Research on Hearing Impairment and Brain Changes
In a quest to fully grasp this connection, scientists from the University of California San Diego and Kaiser Permanente Washington Health Research Institute conducted hearing tests and magnetic resonance imaging (MRI) to explore the correlation between hearing impairment and differences in specific brain regions.
Study Findings
Published in the November 21, 2023 issue of the Journal of Alzheimer’s Disease, researchers revealed that participants in their observational study displayed microstructural differences in the auditory areas of the temporal lobe as well as in the frontal cortex involved with speech and language processing, and areas responsible for executive function.
According to principal investigator Linda K. McEvoy, Ph.D., UC San Diego Herbert Wertheim School of Public Health and Human Longevity Science professor emeritus and senior investigator at the Kaiser Permanente Washington Health Research Institute, “These findings suggest that hearing impairment might lead to changes in brain regions related to sound processing and attention. The extra mental effort to comprehend sounds may trigger brain changes that heighten the risk of dementia.”
Preventive Measures and Study Methodology
“If so, interventions that help reduce the cognitive effort required to understand speech — such as the use of subtitles on television, live captioning, hearing aids, and seeking quiet environments — could be important in safeguarding the brain and reducing dementia risk,” explained McEvoy.
The analysis, designed and led by McEvoy and co-authored by Emilie T. Reas, Ph.D., was based on data collected from the Rancho Bernardo Study of Health Aging, a longitudinal cohort study of residents of the Rancho Bernardo suburb in San Diego that launched in 1972. For this analysis, 130 study participants underwent hearing threshold tests in research clinic visits between 2003 and 2005 and subsequently underwent MRI scans between 2014 and 2016.

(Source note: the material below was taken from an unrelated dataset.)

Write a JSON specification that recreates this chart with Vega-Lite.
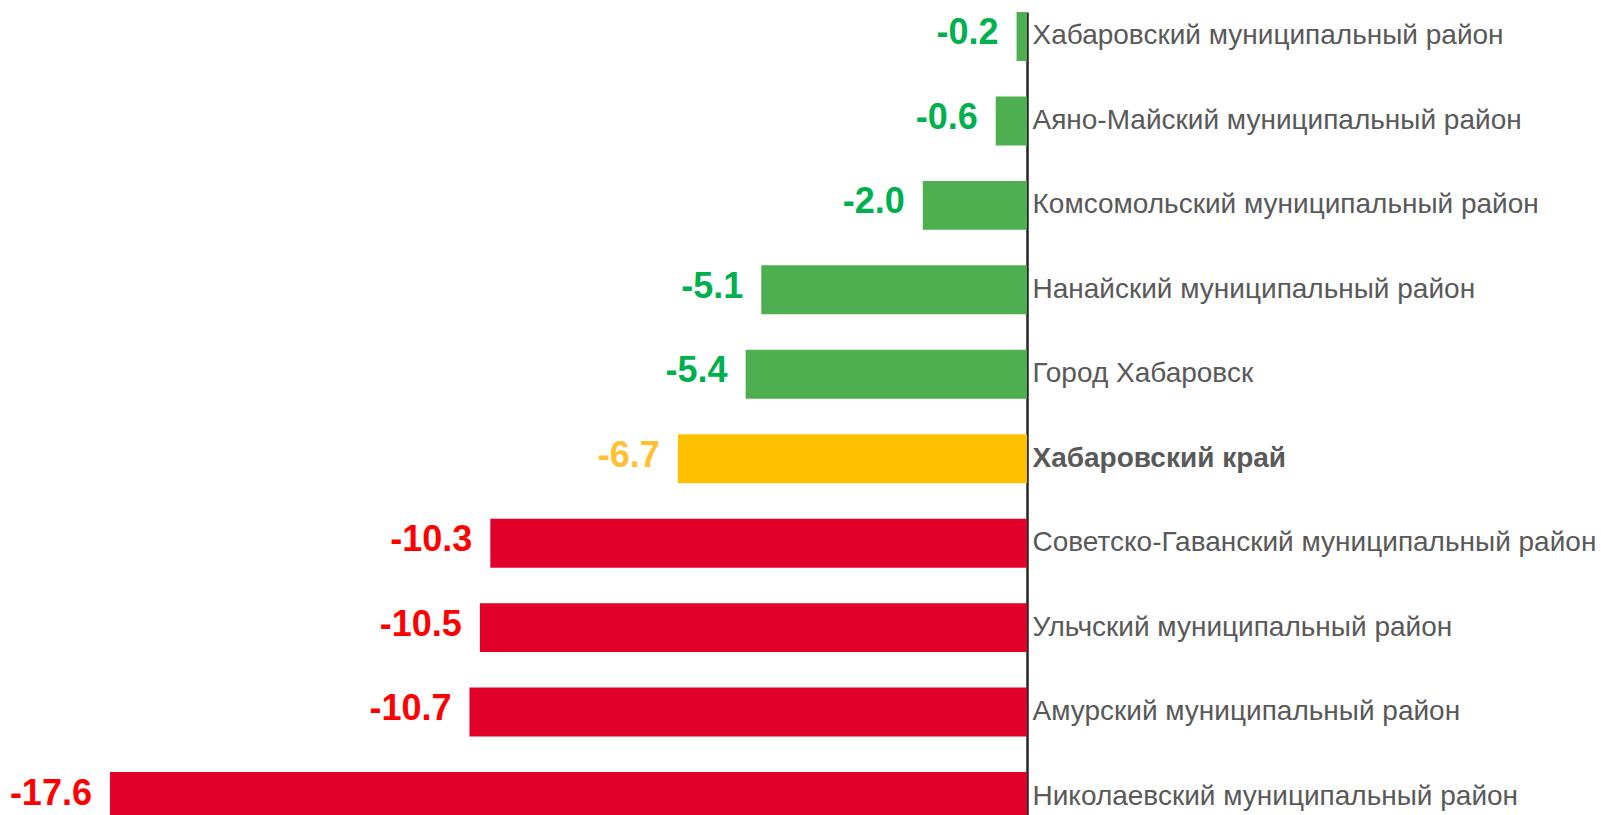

Conclusion and Recommendations
The study’s results imply that hearing impairment is associated with specific brain changes resulting from sensory deprivation and the increased mental effort needed to understand auditory stimuli.
“The findings stress the importance of protecting one’s hearing by avoiding prolonged exposure to loud sounds, using hearing protection when exposed to loud tools, and minimizing the use of ototoxic medications,” said co-author Emilie T. Reas, Ph.D., assistant professor at the UC San Diego School of Medicine.
Reference: “Elevated Pure Tone Thresholds Are Associated with Altered Microstructure in Cortical Areas Related to Auditory Processing and Attentional Allocation” by Linda K. McEvoy, Jaclyn Bergstrom, Donald J. Hagler Jr, David Wing and Emilie T. Reas, 21 November 2023, Journal of Alzheimer’s Disease.
DOI: 10.3233/JAD-230767
Co-authors include: Jaclyn Bergstrom, Donald J. Hagler Jr, David Wing, and Emilie T. Reas, all of UC San Diego.
This research was funded, in part, by the National Institute on Aging (R00AG057797, R01AG077202, R01AA021187) and the American Federation for Aging Research/McKnight Foundation (311122-00001). Data collection for the Rancho Bernardo Study of Healthy Aging was provided primarily by the National Institutes of Health (HV012160, AA021187, AG028507, AG007181, DK31801, HL034591, HS06726, HL089622). Archiving and sharing of Rancho Bernardo study data was supported by the National Institute on Aging (AG054067).
Disclosures: Donald J. Hagler Jr is listed as an inventor on US Patent 9,568,580, 2017, “Identifying white matter fiber tracts using magnetic resonance imaging (MRI).” Other authors report no conflicts of interest.